• [TASK REQUIREMENTS]
Retype exactly what runs from the first line of the data to the line with "(0,0) rectangle (2830,1486);", keeping both of those lines and skipping pictures.

• [DATA LINES]
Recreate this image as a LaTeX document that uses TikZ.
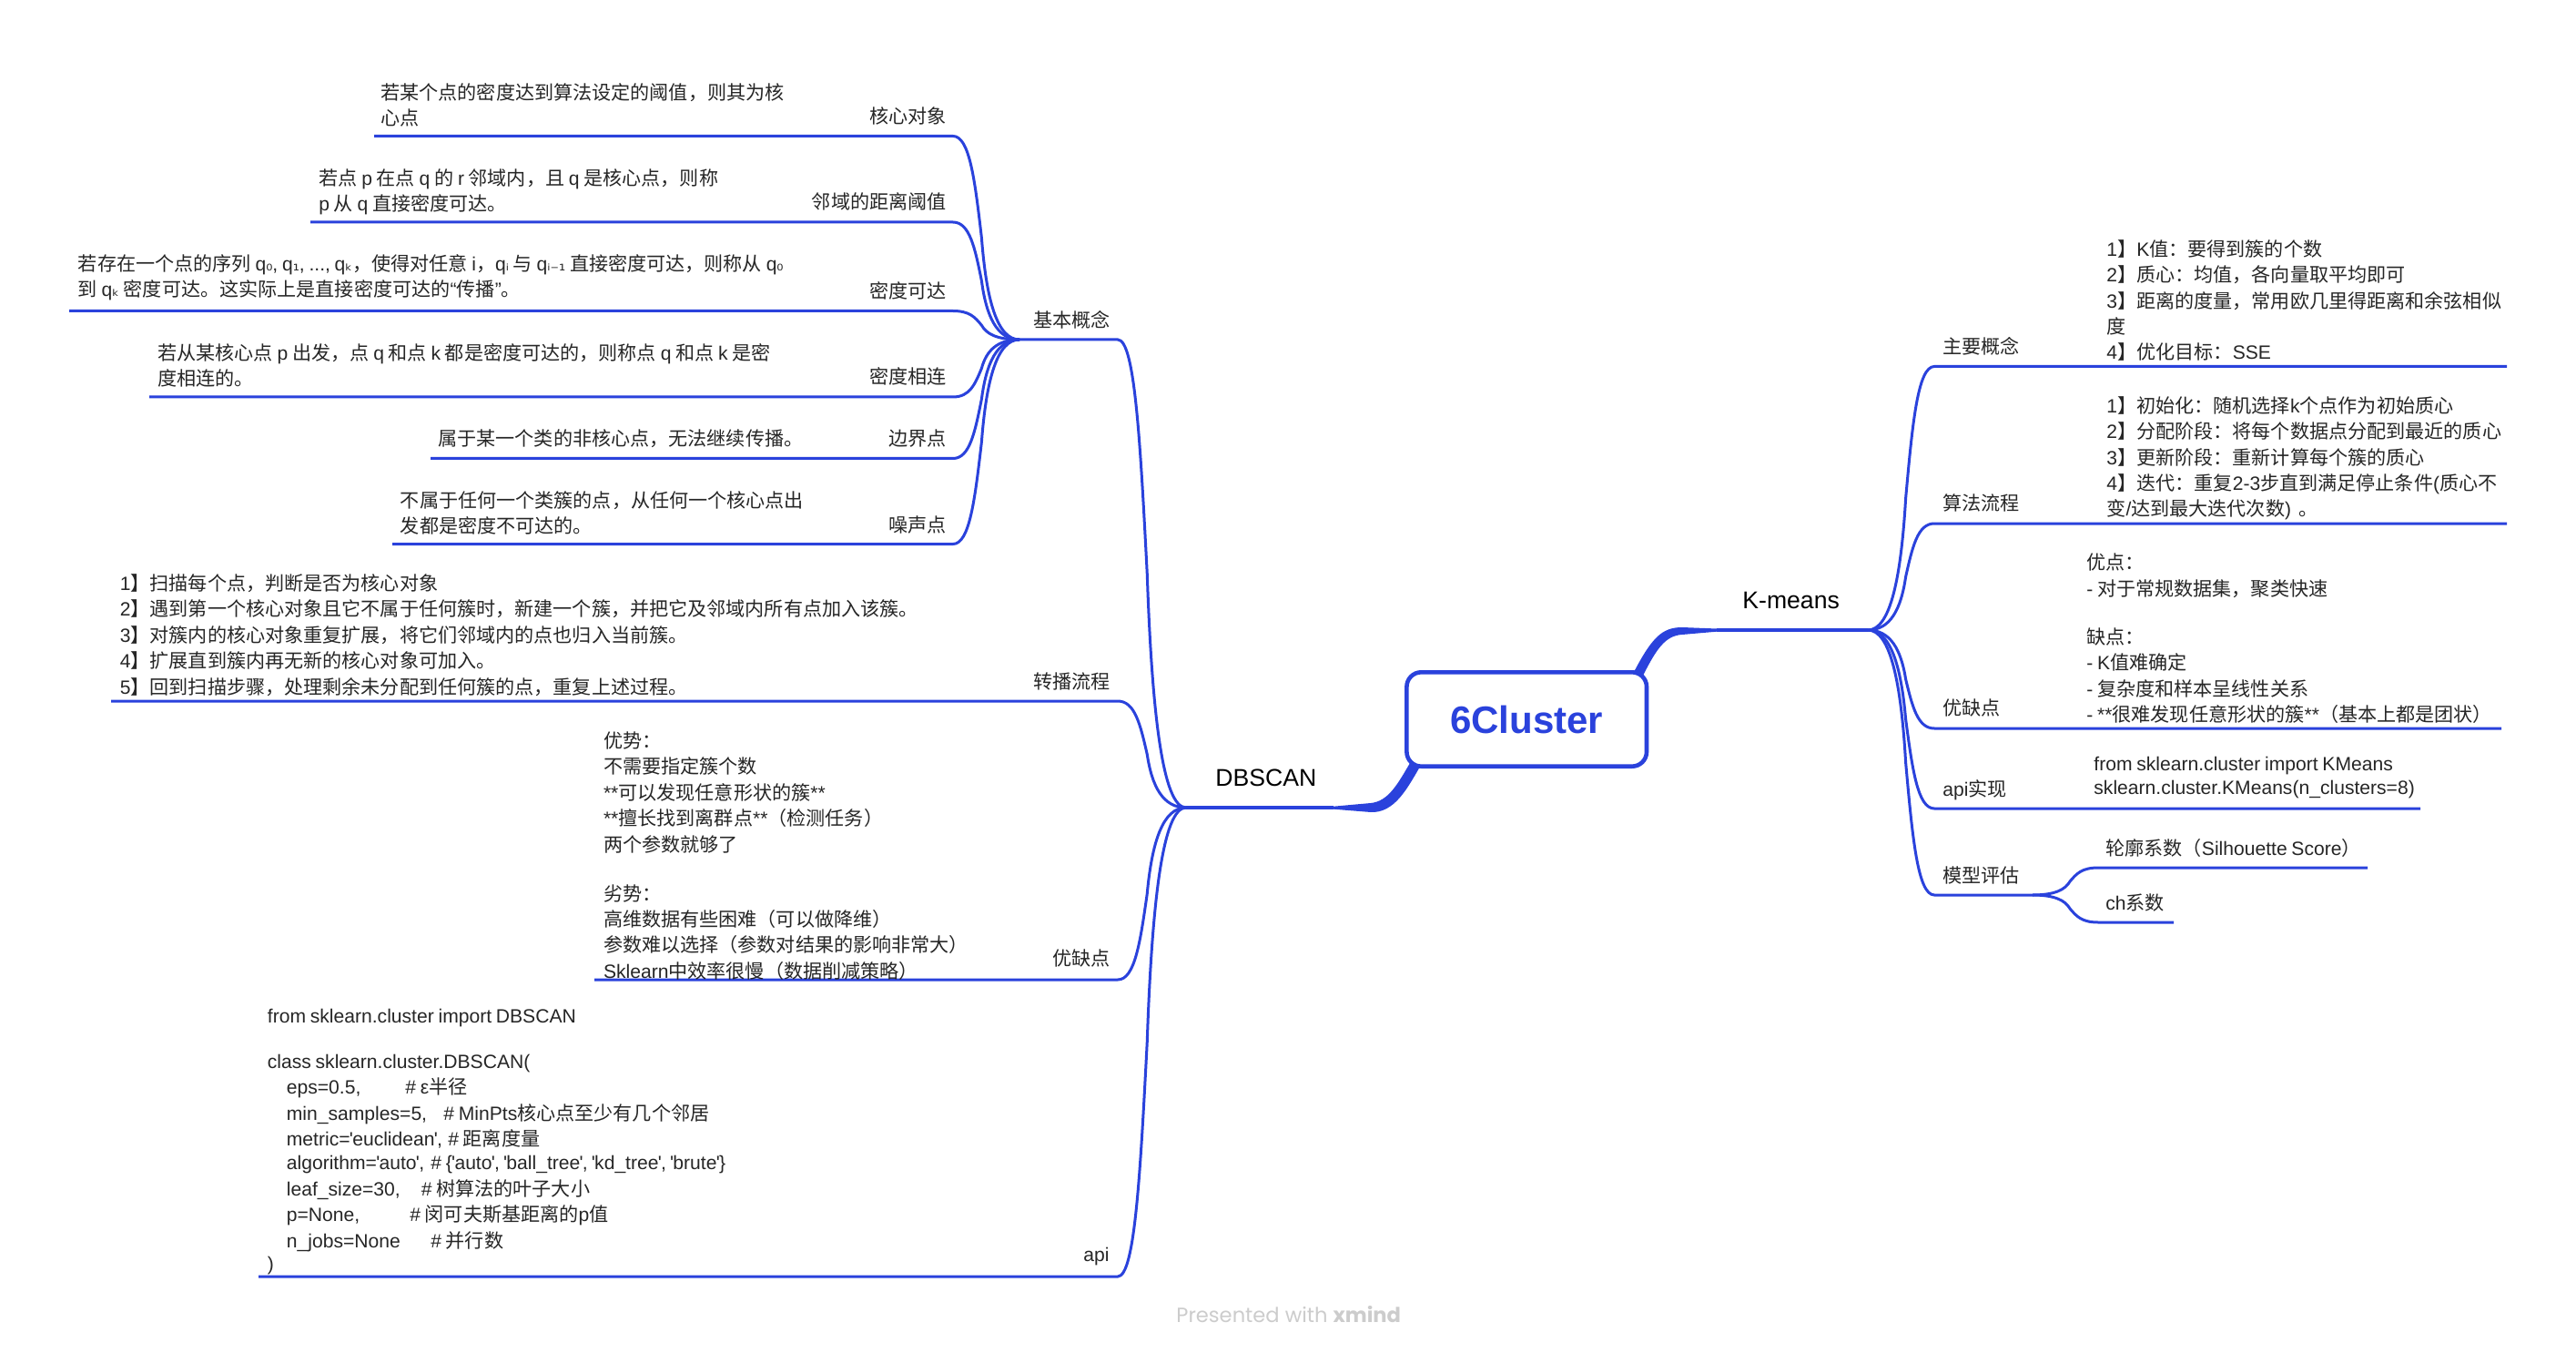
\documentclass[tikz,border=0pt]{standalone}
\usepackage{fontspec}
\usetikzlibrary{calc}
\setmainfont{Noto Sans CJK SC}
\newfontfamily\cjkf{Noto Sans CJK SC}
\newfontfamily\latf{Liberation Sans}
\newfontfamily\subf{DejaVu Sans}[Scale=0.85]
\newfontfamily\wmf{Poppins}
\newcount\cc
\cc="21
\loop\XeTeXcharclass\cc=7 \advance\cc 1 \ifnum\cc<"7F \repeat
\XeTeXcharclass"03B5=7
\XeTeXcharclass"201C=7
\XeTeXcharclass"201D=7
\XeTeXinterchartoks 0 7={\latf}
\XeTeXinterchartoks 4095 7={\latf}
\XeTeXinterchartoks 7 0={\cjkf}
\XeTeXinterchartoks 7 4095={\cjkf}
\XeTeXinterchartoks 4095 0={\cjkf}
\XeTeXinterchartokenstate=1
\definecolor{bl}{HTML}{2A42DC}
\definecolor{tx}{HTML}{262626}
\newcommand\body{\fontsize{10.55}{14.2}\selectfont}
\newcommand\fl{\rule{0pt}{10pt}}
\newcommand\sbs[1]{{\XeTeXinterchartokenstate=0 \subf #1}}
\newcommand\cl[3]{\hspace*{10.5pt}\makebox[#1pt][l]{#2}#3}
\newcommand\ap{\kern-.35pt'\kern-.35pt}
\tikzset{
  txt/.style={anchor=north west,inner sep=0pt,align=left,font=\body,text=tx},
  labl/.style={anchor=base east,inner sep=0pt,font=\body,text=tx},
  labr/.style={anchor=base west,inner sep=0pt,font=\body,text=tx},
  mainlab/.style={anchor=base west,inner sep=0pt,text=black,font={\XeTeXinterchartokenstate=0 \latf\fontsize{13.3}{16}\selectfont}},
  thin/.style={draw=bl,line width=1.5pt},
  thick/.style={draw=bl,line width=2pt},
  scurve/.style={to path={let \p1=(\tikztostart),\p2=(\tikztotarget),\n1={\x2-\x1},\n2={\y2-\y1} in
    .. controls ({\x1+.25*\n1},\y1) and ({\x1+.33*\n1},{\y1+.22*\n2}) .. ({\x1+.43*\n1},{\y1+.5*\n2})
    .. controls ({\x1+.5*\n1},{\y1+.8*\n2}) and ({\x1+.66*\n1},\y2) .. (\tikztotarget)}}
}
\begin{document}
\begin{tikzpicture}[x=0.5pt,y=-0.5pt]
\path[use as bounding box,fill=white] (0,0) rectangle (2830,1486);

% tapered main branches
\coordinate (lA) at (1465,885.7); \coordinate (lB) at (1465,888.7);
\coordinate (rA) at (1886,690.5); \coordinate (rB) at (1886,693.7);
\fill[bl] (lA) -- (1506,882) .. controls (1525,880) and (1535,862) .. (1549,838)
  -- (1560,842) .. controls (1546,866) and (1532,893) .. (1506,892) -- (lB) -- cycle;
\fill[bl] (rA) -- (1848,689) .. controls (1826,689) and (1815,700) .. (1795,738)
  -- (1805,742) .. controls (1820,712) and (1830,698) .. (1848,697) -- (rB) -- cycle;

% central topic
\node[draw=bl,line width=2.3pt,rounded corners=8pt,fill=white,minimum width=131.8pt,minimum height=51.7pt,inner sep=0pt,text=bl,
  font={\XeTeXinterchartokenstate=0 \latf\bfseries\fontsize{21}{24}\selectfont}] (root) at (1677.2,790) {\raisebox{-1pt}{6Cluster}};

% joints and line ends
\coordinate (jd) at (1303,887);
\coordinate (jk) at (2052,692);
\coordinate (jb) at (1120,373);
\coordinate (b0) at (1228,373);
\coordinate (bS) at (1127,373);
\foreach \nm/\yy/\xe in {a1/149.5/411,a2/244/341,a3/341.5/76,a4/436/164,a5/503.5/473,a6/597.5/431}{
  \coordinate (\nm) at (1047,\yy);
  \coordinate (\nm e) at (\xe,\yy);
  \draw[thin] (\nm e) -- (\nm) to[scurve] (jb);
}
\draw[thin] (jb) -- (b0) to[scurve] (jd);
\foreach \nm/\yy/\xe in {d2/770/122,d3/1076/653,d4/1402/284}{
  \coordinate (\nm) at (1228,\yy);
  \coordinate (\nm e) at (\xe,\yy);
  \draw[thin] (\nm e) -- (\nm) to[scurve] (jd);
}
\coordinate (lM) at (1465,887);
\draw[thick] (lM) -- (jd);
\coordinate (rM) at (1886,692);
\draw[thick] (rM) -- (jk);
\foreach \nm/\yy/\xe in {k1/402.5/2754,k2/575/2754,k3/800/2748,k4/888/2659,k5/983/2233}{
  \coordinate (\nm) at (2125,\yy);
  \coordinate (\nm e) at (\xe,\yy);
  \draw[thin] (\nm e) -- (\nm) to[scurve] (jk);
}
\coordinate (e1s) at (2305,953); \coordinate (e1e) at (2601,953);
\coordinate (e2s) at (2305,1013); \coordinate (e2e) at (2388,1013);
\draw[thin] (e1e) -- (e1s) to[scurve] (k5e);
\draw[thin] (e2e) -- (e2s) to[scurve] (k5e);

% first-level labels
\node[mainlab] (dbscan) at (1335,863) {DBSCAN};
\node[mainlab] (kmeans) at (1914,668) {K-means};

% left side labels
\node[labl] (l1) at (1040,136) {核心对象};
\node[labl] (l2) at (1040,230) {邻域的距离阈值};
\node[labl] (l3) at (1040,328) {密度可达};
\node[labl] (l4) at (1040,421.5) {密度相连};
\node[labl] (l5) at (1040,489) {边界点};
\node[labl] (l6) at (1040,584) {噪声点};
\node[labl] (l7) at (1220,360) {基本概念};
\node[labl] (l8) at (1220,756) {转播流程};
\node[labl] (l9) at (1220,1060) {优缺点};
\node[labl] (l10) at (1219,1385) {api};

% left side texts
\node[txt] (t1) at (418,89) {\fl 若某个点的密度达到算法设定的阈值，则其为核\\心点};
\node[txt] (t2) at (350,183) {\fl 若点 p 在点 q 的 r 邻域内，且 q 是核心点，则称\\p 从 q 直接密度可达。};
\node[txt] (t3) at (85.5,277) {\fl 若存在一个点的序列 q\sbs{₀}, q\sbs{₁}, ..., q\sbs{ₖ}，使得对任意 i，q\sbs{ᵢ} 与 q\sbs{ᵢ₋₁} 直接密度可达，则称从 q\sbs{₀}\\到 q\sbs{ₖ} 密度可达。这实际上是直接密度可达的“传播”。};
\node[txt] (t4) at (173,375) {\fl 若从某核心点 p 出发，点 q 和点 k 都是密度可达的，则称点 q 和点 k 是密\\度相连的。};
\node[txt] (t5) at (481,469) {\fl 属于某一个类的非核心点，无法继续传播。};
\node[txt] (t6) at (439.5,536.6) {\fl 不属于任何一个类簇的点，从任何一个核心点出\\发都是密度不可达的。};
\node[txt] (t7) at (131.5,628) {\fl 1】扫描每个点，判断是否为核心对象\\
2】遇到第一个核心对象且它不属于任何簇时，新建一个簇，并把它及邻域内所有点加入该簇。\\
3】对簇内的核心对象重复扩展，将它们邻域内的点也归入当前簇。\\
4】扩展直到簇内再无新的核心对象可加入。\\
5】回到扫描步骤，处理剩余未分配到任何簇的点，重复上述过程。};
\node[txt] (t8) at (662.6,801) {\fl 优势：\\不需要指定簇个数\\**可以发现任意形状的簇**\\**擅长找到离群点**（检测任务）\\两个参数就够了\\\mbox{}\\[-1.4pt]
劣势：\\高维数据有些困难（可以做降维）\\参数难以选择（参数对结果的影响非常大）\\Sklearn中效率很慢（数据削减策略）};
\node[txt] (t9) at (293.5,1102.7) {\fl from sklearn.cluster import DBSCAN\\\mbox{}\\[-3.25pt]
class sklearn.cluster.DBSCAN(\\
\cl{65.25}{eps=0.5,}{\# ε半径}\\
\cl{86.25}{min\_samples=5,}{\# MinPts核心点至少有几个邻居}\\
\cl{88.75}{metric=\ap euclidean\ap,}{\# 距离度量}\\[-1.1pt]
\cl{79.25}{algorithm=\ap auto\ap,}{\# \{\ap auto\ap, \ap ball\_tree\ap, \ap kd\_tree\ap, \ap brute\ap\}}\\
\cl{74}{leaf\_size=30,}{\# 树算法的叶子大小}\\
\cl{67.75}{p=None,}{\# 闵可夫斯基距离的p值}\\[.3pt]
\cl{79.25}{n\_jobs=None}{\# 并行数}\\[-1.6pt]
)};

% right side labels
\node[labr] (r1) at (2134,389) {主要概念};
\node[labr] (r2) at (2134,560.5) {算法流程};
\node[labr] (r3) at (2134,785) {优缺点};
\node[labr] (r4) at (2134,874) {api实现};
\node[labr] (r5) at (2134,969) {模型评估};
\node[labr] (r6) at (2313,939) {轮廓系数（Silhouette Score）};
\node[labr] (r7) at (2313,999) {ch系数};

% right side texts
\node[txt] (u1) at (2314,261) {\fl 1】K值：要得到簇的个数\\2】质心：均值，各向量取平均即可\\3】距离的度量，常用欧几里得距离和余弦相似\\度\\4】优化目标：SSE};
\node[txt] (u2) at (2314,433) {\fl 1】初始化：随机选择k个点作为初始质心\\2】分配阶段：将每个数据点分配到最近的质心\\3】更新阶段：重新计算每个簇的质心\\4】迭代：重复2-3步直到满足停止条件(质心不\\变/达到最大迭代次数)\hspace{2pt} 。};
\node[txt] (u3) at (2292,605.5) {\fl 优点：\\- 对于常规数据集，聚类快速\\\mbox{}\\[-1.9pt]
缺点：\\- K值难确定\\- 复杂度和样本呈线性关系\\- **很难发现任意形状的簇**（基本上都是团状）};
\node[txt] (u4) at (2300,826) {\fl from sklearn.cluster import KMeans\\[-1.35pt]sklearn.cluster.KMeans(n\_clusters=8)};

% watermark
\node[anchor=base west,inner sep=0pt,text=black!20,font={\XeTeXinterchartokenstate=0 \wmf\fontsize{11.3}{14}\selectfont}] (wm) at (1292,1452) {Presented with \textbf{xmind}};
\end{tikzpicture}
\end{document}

• [WORKED ANSWER]
Recreate this image as a LaTeX document that uses TikZ.
\documentclass[tikz,border=0pt]{standalone}
\usepackage{fontspec}
\usetikzlibrary{calc}
\setmainfont{Noto Sans CJK SC}
\newfontfamily\cjkf{Noto Sans CJK SC}
\newfontfamily\latf{Liberation Sans}
\newfontfamily\subf{DejaVu Sans}[Scale=0.85]
\newfontfamily\wmf{Poppins}
\newcount\cc
\cc="21
\loop\XeTeXcharclass\cc=7 \advance\cc 1 \ifnum\cc<"7F \repeat
\XeTeXcharclass"03B5=7
\XeTeXcharclass"201C=7
\XeTeXcharclass"201D=7
\XeTeXinterchartoks 0 7={\latf}
\XeTeXinterchartoks 4095 7={\latf}
\XeTeXinterchartoks 7 0={\cjkf}
\XeTeXinterchartoks 7 4095={\cjkf}
\XeTeXinterchartoks 4095 0={\cjkf}
\XeTeXinterchartokenstate=1
\definecolor{bl}{HTML}{2A42DC}
\definecolor{tx}{HTML}{262626}
\newcommand\body{\fontsize{10.55}{14.2}\selectfont}
\newcommand\fl{\rule{0pt}{10pt}}
\newcommand\sbs[1]{{\XeTeXinterchartokenstate=0 \subf #1}}
\newcommand\cl[3]{\hspace*{10.5pt}\makebox[#1pt][l]{#2}#3}
\newcommand\ap{\kern-.35pt'\kern-.35pt}
\tikzset{
  txt/.style={anchor=north west,inner sep=0pt,align=left,font=\body,text=tx},
  labl/.style={anchor=base east,inner sep=0pt,font=\body,text=tx},
  labr/.style={anchor=base west,inner sep=0pt,font=\body,text=tx},
  mainlab/.style={anchor=base west,inner sep=0pt,text=black,font={\XeTeXinterchartokenstate=0 \latf\fontsize{13.3}{16}\selectfont}},
  thin/.style={draw=bl,line width=1.5pt},
  thick/.style={draw=bl,line width=2pt},
  scurve/.style={to path={let \p1=(\tikztostart),\p2=(\tikztotarget),\n1={\x2-\x1},\n2={\y2-\y1} in
    .. controls ({\x1+.25*\n1},\y1) and ({\x1+.33*\n1},{\y1+.22*\n2}) .. ({\x1+.43*\n1},{\y1+.5*\n2})
    .. controls ({\x1+.5*\n1},{\y1+.8*\n2}) and ({\x1+.66*\n1},\y2) .. (\tikztotarget)}}
}
\begin{document}
\begin{tikzpicture}[x=0.5pt,y=-0.5pt]
\path[use as bounding box,fill=white] (0,0) rectangle (2830,1486);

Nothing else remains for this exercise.